Segue un periodo durante il quale recupera delle scritte apponendole su corpi viventi e su immagini inanimate, e nel 1966 esegue una serie di fotocopie manipolate del suo stesso corpo. Nel ‘70, in Spagna, con alcuni visi di cartone, rappresentanti la morte e le guardie, maschera le persone per le vie di Barcellona. Dal ‘70 al ‘74 continua a filmare, fotografare, progettare, scartare, incartare, disegnare, progettare monumenti inutili, e a schivare galleristi, critici, collezionisti, mercanti. La vita di Desiato è sempre stata una vicenda in fuga, una esistenza ribelle e riottosa che nulla concede all’aspetto moralistico ma nemmeno a quello corruttivo. Inoltre è importante rilevare che durante tutti quegli anni, accanto alle azioni (da strada, da studio e da galleria), anche se in tono minore, ha continuato la produzione di disegni e bozzetti, attività che ritornerà preponderante dopo il 1978, con la “Riappropriazione della pittura dopo la Body Art”. Che fin da allora Desiato abbia avvertito d’istinto il baratro verso il quale si stava avviando l’intero sistema dei segni, optando così per una resa dei conti finale che lo ha ricondotto a uno specifico, a una pratica dell’arte, dilagata poi a macchia d’olio e in maniera fors’anche eccessiva?

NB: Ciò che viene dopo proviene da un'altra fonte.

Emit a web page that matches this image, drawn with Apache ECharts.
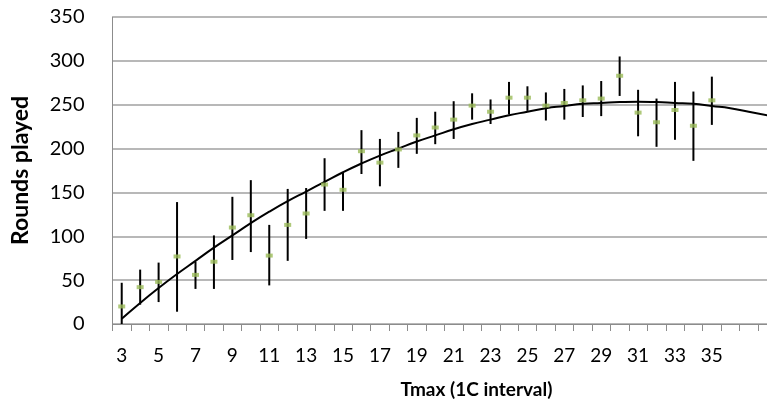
<!DOCTYPE html>
<html>
<head>
<meta charset="utf-8">
<script src="https://cdn.jsdelivr.net/npm/echarts@6/dist/echarts.min.js"></script>
<style>
html,body{margin:0;padding:0;background:#fff;}
#chart{width:767px;height:407px;}
</style>
</head>
<body>
<div id="chart"></div>
<script>
const categories = ['3','4','5','6','7','8','9','10','11','12','13','14','15','16','17','18','19','20','21','22','23','24','25','26','27','28','29','30','31','32','33','34','35','36','37','38'];
const meanValues = [20,42,48,77,56,71,110,124,78,113,126,159,153,197,184,199,215,224,233,249,242,258,258,249,252,255,257,283,241,230,244,226,255,null,null,null];
const errHigh = [47,62,70,139,71,101,145,164,113,154,155,189,173,221,211,219,235,242,254,263,256,276,271,264,268,272,277,305,267,257,276,265,282,null,null,null];
const errLow = [0,22,25,14,40,40,73,82,44,72,97,129,129,171,157,178,194,205,211,233,228,239,243,232,233,236,237,260,214,202,210,186,227,null,null,null];
const trendValues = [6,24,41,57,72,87,101,115,128,140,151,162,173,183,192,200,208,215,222,228,233,238,242,246,248.5,251,252,253,253.5,253,252,251,248.5,246,242,238];
const yTicks = {min:0, max:350, interval:50};

const chart = echarts.init(document.getElementById('chart'));
const FONT = 'Lato, "Open Sans", sans-serif';

const errData = [];
categories.forEach((c,i)=>{ if(errHigh[i]!=null) errData.push([i, errLow[i], errHigh[i]]); });

chart.setOption({
  animation:false,
  grid:{left:112.5, top:17, bottom:83, right:-9.4, containLabel:false, outerBoundsMode:'none'},
  xAxis:{
    type:'category',
    data:categories,
    boundaryGap:true,
    axisLine:{lineStyle:{color:'#8c8c8c', width:1}},
    axisTick:{show:true, interval:0, length:7, lineStyle:{color:'#8c8c8c'}},
    axisLabel:{
      interval:function(idx, val){ return idx % 2 === 0 && Number(val) <= 35; },
      color:'#000', fontFamily:FONT, fontSize:19, margin:22
    },
    name:'Tmax (1C interval)',
    nameLocation:'middle',
    nameGap:56,
    nameTextStyle:{color:'#000', fontFamily:FONT, fontSize:19, fontWeight:'bold', padding:[0,0,0,64]},
    splitLine:{show:false}
  },
  yAxis:{
    type:'value',
    min:yTicks.min, max:yTicks.max, interval:yTicks.interval,
    axisLine:{show:true, lineStyle:{color:'#8c8c8c', width:1}},
    axisTick:{show:false},
    axisLabel:{color:'#000', fontFamily:FONT, fontSize:20, margin:28},
    splitLine:{lineStyle:{color:'#a0a0a0', width:1.5}},
    name:'Rounds played',
    nameLocation:'middle',
    nameGap:80,
    nameTextStyle:{color:'#000', fontFamily:FONT, fontSize:23, fontWeight:'bold'}
  },
  series:[
    {
      type:'custom',
      data:errData,
      encode:{x:0, y:[1,2]},
      z:2,
      clip:true,
      renderItem:function(params, api){
        const x = api.value(0);
        const lo = api.coord([x, api.value(1)]);
        const hi = api.coord([x, api.value(2)]);
        return {
          type:'line',
          shape:{x1:lo[0], y1:lo[1], x2:hi[0], y2:hi[1]},
          style:{stroke:'#000', lineWidth:2}
        };
      }
    },
    {
      type:'line',
      data:trendValues,
      smooth:true,
      showSymbol:false,
      symbol:'none',
      z:3,
      lineStyle:{color:'#000', width:2}
    },
    {
      type:'scatter',
      data:meanValues,
      symbol:'rect',
      symbolSize:[7,4],
      z:4,
      itemStyle:{color:'#9bbb59'}
    }
  ]
});
</script>
</body>
</html>
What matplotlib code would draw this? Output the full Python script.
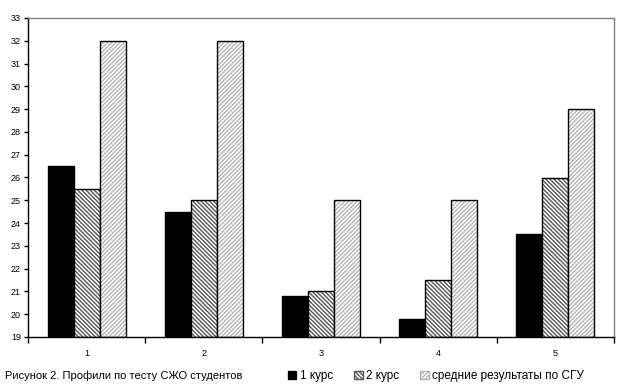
import matplotlib
matplotlib.use('Agg')
import matplotlib.pyplot as plt
import numpy as np
from matplotlib.patches import Patch

plt.rcParams['font.family'] = ['Liberation Sans', 'DejaVu Sans']
plt.rcParams['hatch.linewidth'] = 1.0

categories = ['1', '2', '3', '4', '5']
kurs1 = [26.5, 24.5, 20.8, 19.8, 23.5]
kurs2 = [25.5, 25.0, 21.0, 21.5, 26.0]
sgu = [32.0, 32.0, 25.0, 25.0, 29.0]
labels = ['1 курс', '2 курс', 'средние результаты по СГУ']

fig = plt.figure(figsize=(6.24, 3.88), dpi=100)
ax = fig.add_axes([28/624, 1 - 337/388, (614 - 28)/624, (337 - 18)/388])

x = np.arange(1, len(categories) + 1)
w = 0.222
base = 19
h2 = '\\' * 8
h3 = '/' * 8

# 1 курс - solid black
ax.bar(x - w, np.array(kurs1) - base, w, bottom=base, color='black',
       edgecolor='black', linewidth=1)
# 2 курс - dark hatch
ax.bar(x, np.array(kurs2) - base, w, bottom=base, color='white',
       edgecolor='#555555', hatch=h2, linewidth=0)
ax.bar(x, np.array(kurs2) - base, w, bottom=base, fill=False,
       edgecolor='black', linewidth=1)
# СГУ - light hatch
ax.bar(x + w, np.array(sgu) - base, w, bottom=base, color='white',
       edgecolor='#b4b4b4', hatch=h3, linewidth=0)
ax.bar(x + w, np.array(sgu) - base, w, bottom=base, fill=False,
       edgecolor='black', linewidth=1)

ax.set_xlim(0.5, 5.5)
ax.set_ylim(19, 33)
ax.set_yticks(range(19, 34))
ax.tick_params(axis='y', labelsize=6.5, length=3, width=1, pad=2, direction='out')
ax.set_xticks(x)
ax.set_xticklabels(categories)
ax.set_xticks(np.arange(0.5, 6.0, 1.0), minor=True)
ax.tick_params(axis='x', which='major', length=0, labelsize=6.5, pad=9)
ax.tick_params(axis='x', which='minor', length=4, width=1, direction='out')

for s in ['top', 'right']:
    ax.spines[s].set_color('#808080')
    ax.spines[s].set_linewidth(1)
for s in ['left', 'bottom']:
    ax.spines[s].set_color('black')
    ax.spines[s].set_linewidth(1)

fig.text(5/624, 1 - 376/388, 'Рисунок 2. Профили по тесту СЖО студентов',
         fontsize=8, va='center', ha='left')

handles = [Patch(facecolor='black', edgecolor='black'),
           Patch(facecolor='white', edgecolor='#555555', hatch=h2),
           Patch(facecolor='white', edgecolor='#b4b4b4', hatch=h3)]
fig.legend(handles, labels, loc='center left', bbox_to_anchor=(288/624, 1 - 376/388),
           ncol=3, frameon=False, fontsize=8.5, handlelength=0.7, handleheight=0.7,
           handletextpad=0.3, columnspacing=1.8, borderaxespad=0, borderpad=0)

fig.savefig('out.png', dpi=100)
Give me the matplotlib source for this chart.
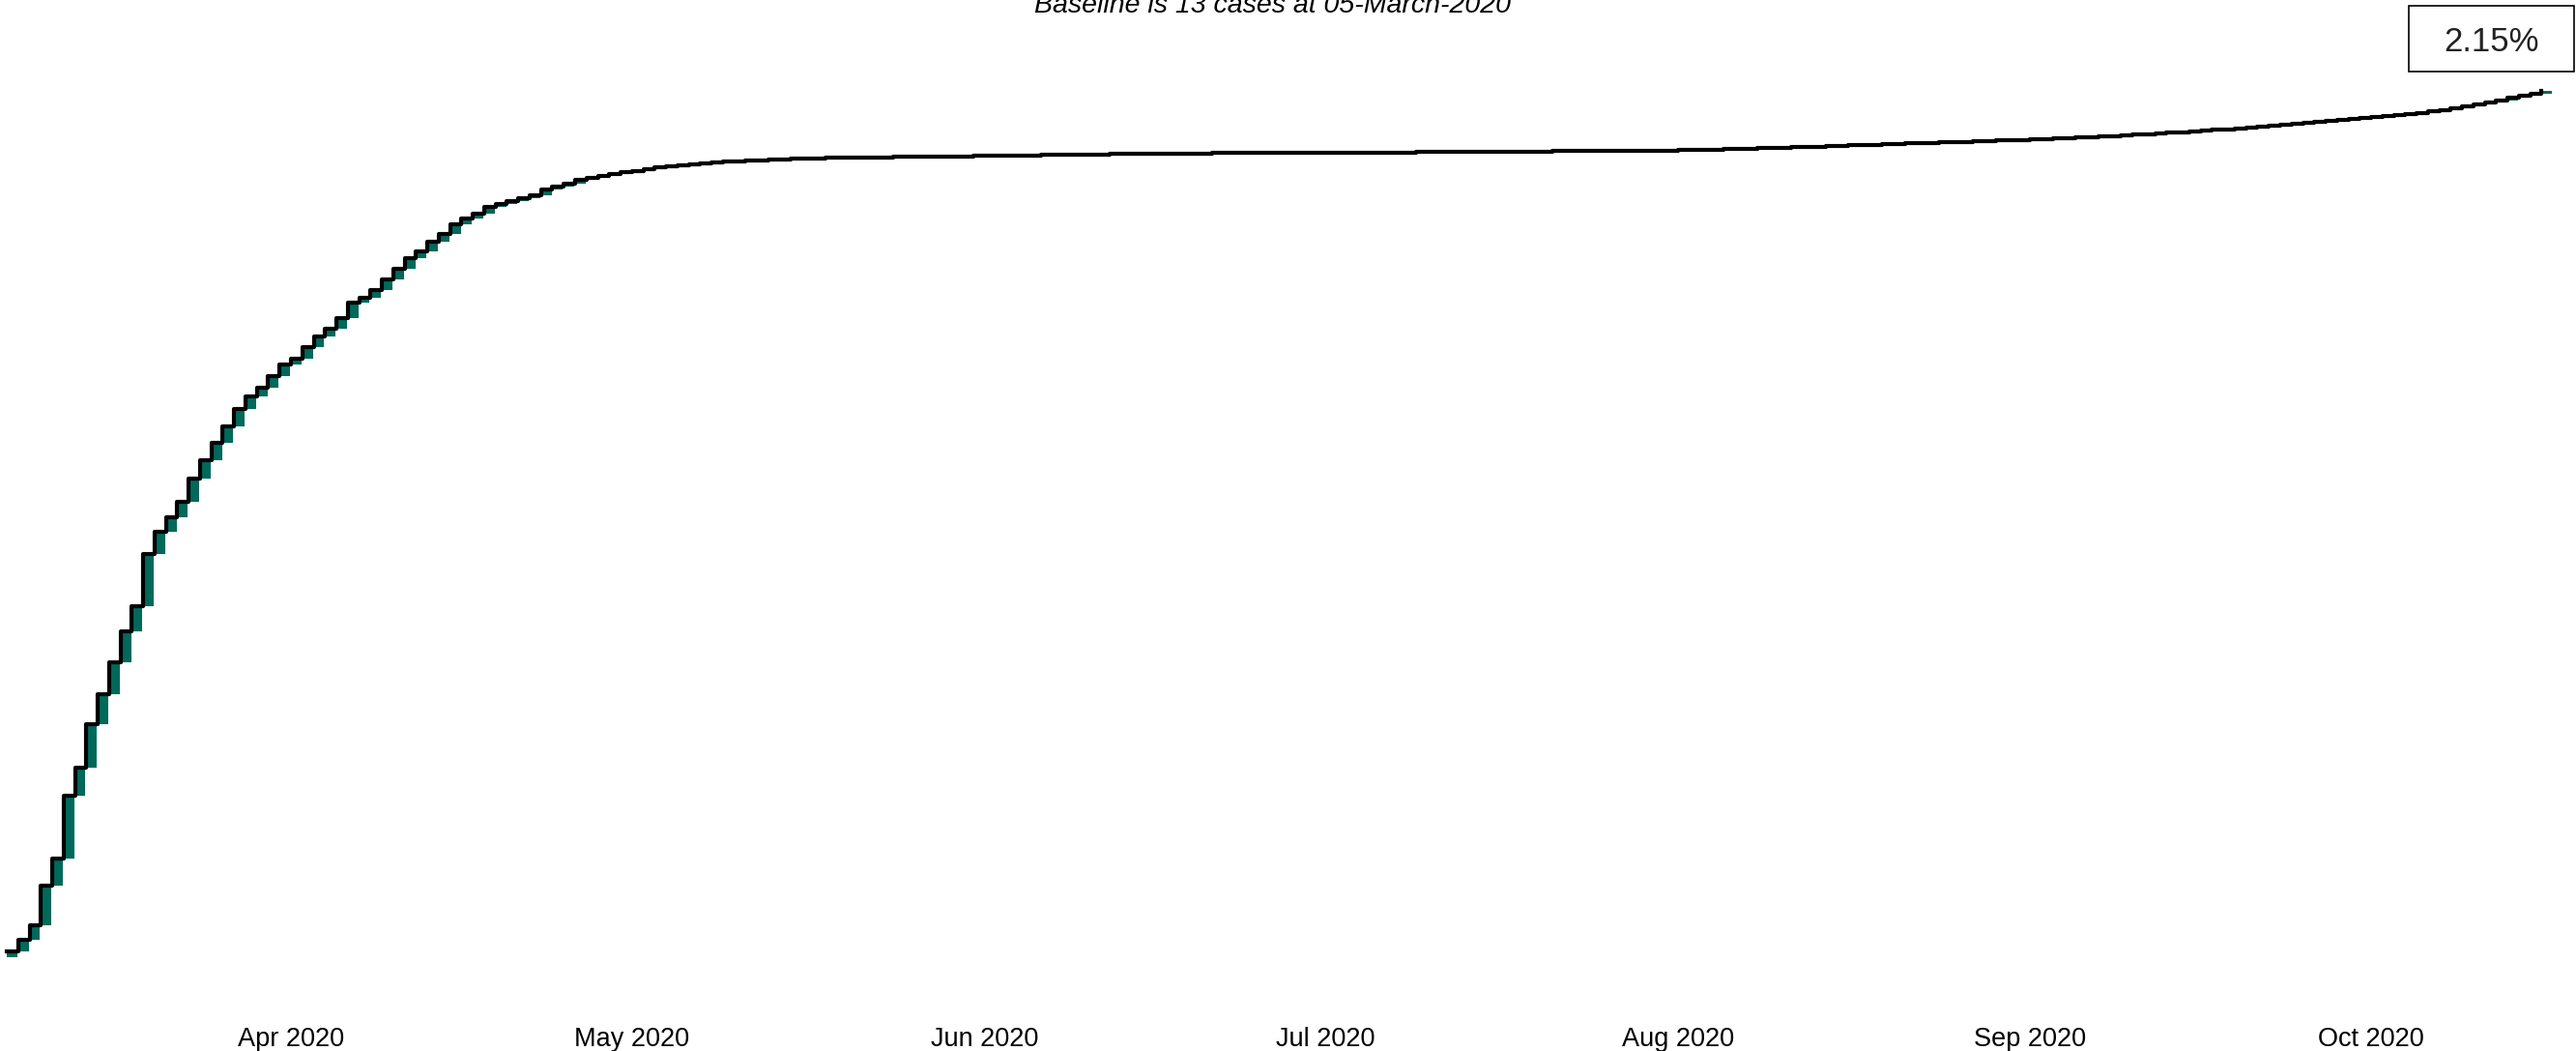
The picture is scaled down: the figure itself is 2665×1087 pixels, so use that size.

Tuttavia non solo questo è Giuseppe Desiato. In lui è presente uno dei temi cari alla pittura accademica cioè la modella come fonte di studio analitico e soggetto ispiratore, che qui viene rivisitata in chiave plausibile, sulla falsariga del segno-sogno erotico, capace di fungere da volano scatenante il raptus del rattuso, ovvero di scoperchiare quegli istinti repressi che una società moralistica, nella sua falsità di comportamenti, cerca di nascondere, di velare, di deviare. Se codesto istinto è quindi parte di una pulsione sociale, tanto più -dice l’autore- appartiene di forza a un sistema artistico che da sempre, nel proclamare una autonomia da quelle regole del ‘buoncostume’, si pone ai margini, ai confini di quell’apparenza che fa marciare la società verso una direzione omologatrice.

Così, accanto a un’elenco di merci poste in un’esibizione quasi natalizia, il corpo nudo della modella (in carne e ossa e in effigie) sostituisce in “Ricostruzione della croci-fissione” il corpo del Cristo, ottemperando a una traslazione anche poetica, e non solo di senso, grazie a un cappellino a punta della Fata Turchina, con la maschera che cela il volto profferto al pubblico (velare e non svelare, è uno dei termini ricorrenti del discorso). Si tratta in effetti di uno scompenso tra proposte a valanga dal grande magazzino delle merci -immagine privilegiata della sodomizzazione consumistica- e tentativo di resistervi con un atto di fuga parziale; declinando cioè la propria avversione ideologica in chiave sostanzialmente caricaturale, il che varrebbe a dire: “Ci sono costretto, ma partecipo, mio malgrado”.
La proibizione evidentemente istituisce il problema. La resa visibile dei contenuti ne crea la forma: croce/fallo/albero di Natale sono i segni che si disperdono nel campo della rappresentazione; bocca/occhi/mani sono i simboli primari che giocano nello spazio dell’immaginario. I comandi dell’etica si risolvono nel mare dell’estetica, e la preoccupazione della propria salvezza chiude l’essenza dell’orgasmo culturale: la proibizione non si cancella ma si sospende, i problemi non si risolvono ma si palesano. Il serbatoio della pre-iconografia popolare resta a vedetta per controllare le griglie della finzione: con un’implosione vesuviana si entra nel ventre della mitica caverna di Averno. La devozione dei bambini per un gioco fatto con e tra i rifiuti, la Madonna calorosa e i preti del rosso inferno, la santità da strada con i fiori di plastica e le aureole al neon, il sesso minorile praticato nei ‘bassi’ e cicalato sulle scalinate, il brusio televisivo (invasivo come e forse più di una messa cantata), le grida e i richiami (gorgheggiati come le canzoni di San Remo), sono le presenze che chiudono la vertigine creativa dei sensi. Scatole rifiutate dal ciclo consumistico, nastri colorati, vestiti usati, maschere di carnevale, luci elettriche, spade di plastica, giocattoli per bambini, sono le monete gettate senza legame sul tavolo della scommessa erotica.

Con questi oggetti il corpo nudo o il foglio vuoto -entrambi campi dell’azione- possono essere addobbati, immettendo all’interno del meccanismo formale una accumulazione di tipo sacrale, dove regna il sistema delle merci più che la litania della parola. Il pubblico si eccita; si carica di curiosità e di aspettative non confessate. Le luci degli spot e il fumo del tabacco spandono nello spazio aloni di nebbia; tutto l’insieme contribuisce a creare un clima da ribaltone anarchico che fa aumentare la temperatura anche in presenza di un altro gradiente di umidità. Il silenzio e l’attesa appartengono, comunque, al pubblico devoto: appartengono alle persone chiuse nel caveau di un sistema elitario, unitamente al capriccio e alla convinzione di essere parte di un motore estetico. Modella-disegno-azione sono quindi le cerniere impiegate per la dilatazione del linguaggio, che dalla pittura arriva fino all’autopresentazione. Obbliqua/distesa/rovesciata la tecnica dell’irruzione e dello scompiglio fornisce l’impressione della provvisorietà: in definitiva tutto si può iniziare, disfare, confezionare, concludere in pochi minuti. La processione o il quadro possono allora dirsi conclusi.